_TASK PROMPT_
Return, without pictures, the lines from the start of the data through the one that contains "const thresholdTop = 68500;".

_DATA EXTRACT_

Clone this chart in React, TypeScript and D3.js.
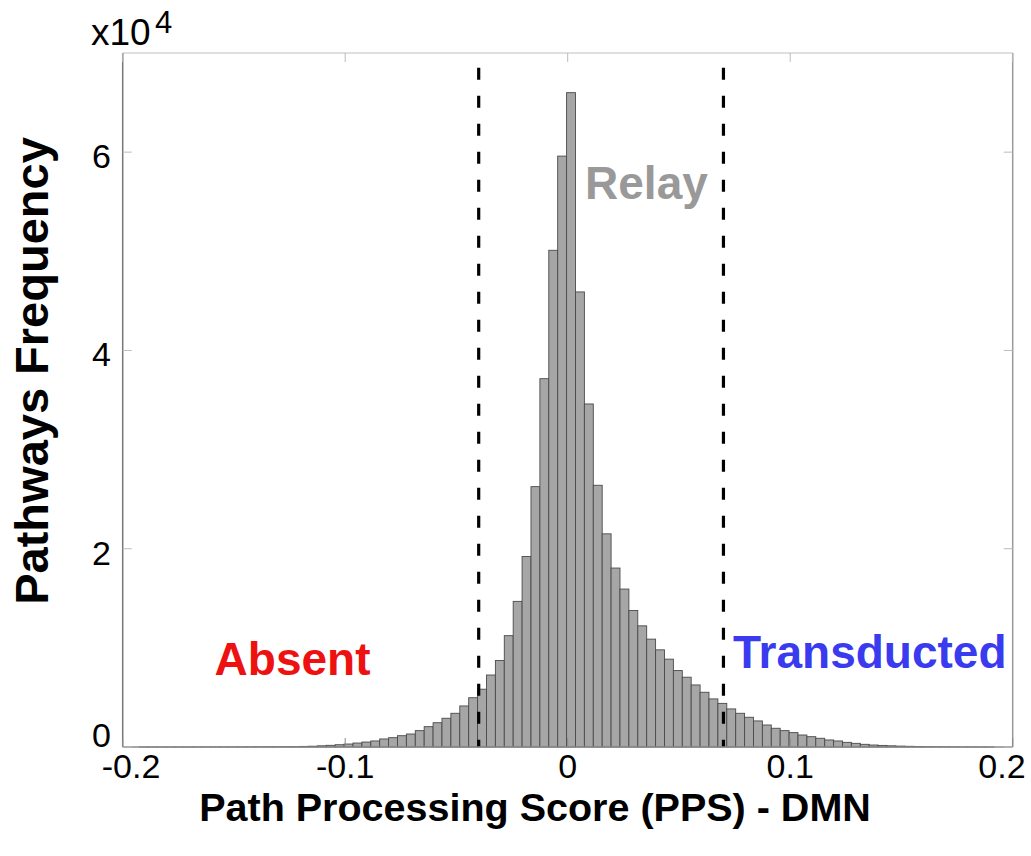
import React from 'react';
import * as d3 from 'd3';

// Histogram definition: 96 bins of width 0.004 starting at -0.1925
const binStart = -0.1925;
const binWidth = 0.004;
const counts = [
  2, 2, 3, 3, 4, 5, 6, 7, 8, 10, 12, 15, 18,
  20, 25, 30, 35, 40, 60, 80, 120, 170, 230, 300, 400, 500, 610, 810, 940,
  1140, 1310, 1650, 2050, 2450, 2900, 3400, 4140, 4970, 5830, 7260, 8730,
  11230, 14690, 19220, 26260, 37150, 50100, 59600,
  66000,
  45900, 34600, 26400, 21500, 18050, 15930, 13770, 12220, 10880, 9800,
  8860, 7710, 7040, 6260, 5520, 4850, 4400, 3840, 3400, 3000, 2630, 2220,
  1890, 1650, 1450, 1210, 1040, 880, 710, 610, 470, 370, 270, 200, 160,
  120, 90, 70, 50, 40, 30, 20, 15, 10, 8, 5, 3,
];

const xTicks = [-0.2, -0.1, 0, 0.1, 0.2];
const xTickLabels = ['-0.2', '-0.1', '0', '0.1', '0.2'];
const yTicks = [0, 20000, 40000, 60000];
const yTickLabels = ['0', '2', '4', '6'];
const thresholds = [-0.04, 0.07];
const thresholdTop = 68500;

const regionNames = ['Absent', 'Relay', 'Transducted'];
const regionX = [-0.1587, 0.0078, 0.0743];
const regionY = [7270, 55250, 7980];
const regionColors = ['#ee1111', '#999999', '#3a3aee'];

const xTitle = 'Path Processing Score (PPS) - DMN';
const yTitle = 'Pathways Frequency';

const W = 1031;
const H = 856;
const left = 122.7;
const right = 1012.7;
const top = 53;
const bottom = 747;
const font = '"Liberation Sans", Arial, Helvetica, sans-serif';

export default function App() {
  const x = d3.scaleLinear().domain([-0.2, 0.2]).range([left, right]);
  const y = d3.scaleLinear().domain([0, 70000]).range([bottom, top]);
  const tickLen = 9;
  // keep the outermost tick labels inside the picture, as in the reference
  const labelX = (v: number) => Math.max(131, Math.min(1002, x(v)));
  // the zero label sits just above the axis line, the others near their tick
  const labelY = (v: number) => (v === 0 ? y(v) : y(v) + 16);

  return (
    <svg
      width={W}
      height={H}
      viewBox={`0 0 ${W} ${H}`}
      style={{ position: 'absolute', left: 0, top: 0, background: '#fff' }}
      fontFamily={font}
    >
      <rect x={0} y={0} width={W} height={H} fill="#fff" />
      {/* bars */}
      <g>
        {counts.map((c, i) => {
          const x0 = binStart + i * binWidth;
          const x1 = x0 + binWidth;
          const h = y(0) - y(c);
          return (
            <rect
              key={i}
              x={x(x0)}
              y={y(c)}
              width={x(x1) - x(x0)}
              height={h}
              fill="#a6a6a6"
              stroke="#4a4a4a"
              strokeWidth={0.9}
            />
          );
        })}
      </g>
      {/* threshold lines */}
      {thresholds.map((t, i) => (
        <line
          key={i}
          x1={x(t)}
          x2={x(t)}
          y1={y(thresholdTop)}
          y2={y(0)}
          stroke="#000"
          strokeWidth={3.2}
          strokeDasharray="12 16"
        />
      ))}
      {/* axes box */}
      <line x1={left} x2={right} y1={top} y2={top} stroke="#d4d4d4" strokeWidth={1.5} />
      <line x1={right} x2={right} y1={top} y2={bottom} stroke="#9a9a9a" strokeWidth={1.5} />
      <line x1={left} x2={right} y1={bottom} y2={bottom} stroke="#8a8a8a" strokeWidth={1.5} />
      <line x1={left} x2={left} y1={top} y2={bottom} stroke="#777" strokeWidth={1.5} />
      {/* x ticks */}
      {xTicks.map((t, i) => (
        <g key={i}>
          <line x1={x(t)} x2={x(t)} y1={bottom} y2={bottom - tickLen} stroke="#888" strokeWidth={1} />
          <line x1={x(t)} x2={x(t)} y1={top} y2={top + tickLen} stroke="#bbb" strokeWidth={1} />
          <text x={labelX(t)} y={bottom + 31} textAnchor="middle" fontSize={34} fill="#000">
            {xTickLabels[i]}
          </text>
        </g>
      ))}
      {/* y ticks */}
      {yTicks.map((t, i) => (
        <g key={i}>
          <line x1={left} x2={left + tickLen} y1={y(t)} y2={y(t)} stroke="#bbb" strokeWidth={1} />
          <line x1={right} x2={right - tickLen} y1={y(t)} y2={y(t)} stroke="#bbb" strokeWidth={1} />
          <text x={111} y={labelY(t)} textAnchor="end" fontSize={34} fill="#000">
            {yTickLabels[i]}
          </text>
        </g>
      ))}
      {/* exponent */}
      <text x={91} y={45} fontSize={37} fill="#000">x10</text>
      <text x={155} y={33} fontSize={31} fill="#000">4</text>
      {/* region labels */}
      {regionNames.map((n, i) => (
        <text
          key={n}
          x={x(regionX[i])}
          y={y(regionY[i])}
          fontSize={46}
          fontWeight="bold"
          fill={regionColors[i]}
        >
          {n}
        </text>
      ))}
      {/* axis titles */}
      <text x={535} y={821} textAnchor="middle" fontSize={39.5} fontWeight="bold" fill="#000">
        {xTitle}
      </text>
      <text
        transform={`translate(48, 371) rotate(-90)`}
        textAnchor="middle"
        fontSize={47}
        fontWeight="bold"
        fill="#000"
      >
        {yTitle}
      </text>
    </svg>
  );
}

_TASK RESULT_
Clone this chart in React, TypeScript and D3.js.
import React from 'react';
import * as d3 from 'd3';

// Histogram definition: 96 bins of width 0.004 starting at -0.1925
const binStart = -0.1925;
const binWidth = 0.004;
const counts = [
  2, 2, 3, 3, 4, 5, 6, 7, 8, 10, 12, 15, 18,
  20, 25, 30, 35, 40, 60, 80, 120, 170, 230, 300, 400, 500, 610, 810, 940,
  1140, 1310, 1650, 2050, 2450, 2900, 3400, 4140, 4970, 5830, 7260, 8730,
  11230, 14690, 19220, 26260, 37150, 50100, 59600,
  66000,
  45900, 34600, 26400, 21500, 18050, 15930, 13770, 12220, 10880, 9800,
  8860, 7710, 7040, 6260, 5520, 4850, 4400, 3840, 3400, 3000, 2630, 2220,
  1890, 1650, 1450, 1210, 1040, 880, 710, 610, 470, 370, 270, 200, 160,
  120, 90, 70, 50, 40, 30, 20, 15, 10, 8, 5, 3,
];

const xTicks = [-0.2, -0.1, 0, 0.1, 0.2];
const xTickLabels = ['-0.2', '-0.1', '0', '0.1', '0.2'];
const yTicks = [0, 20000, 40000, 60000];
const yTickLabels = ['0', '2', '4', '6'];
const thresholds = [-0.04, 0.07];
const thresholdTop = 68500;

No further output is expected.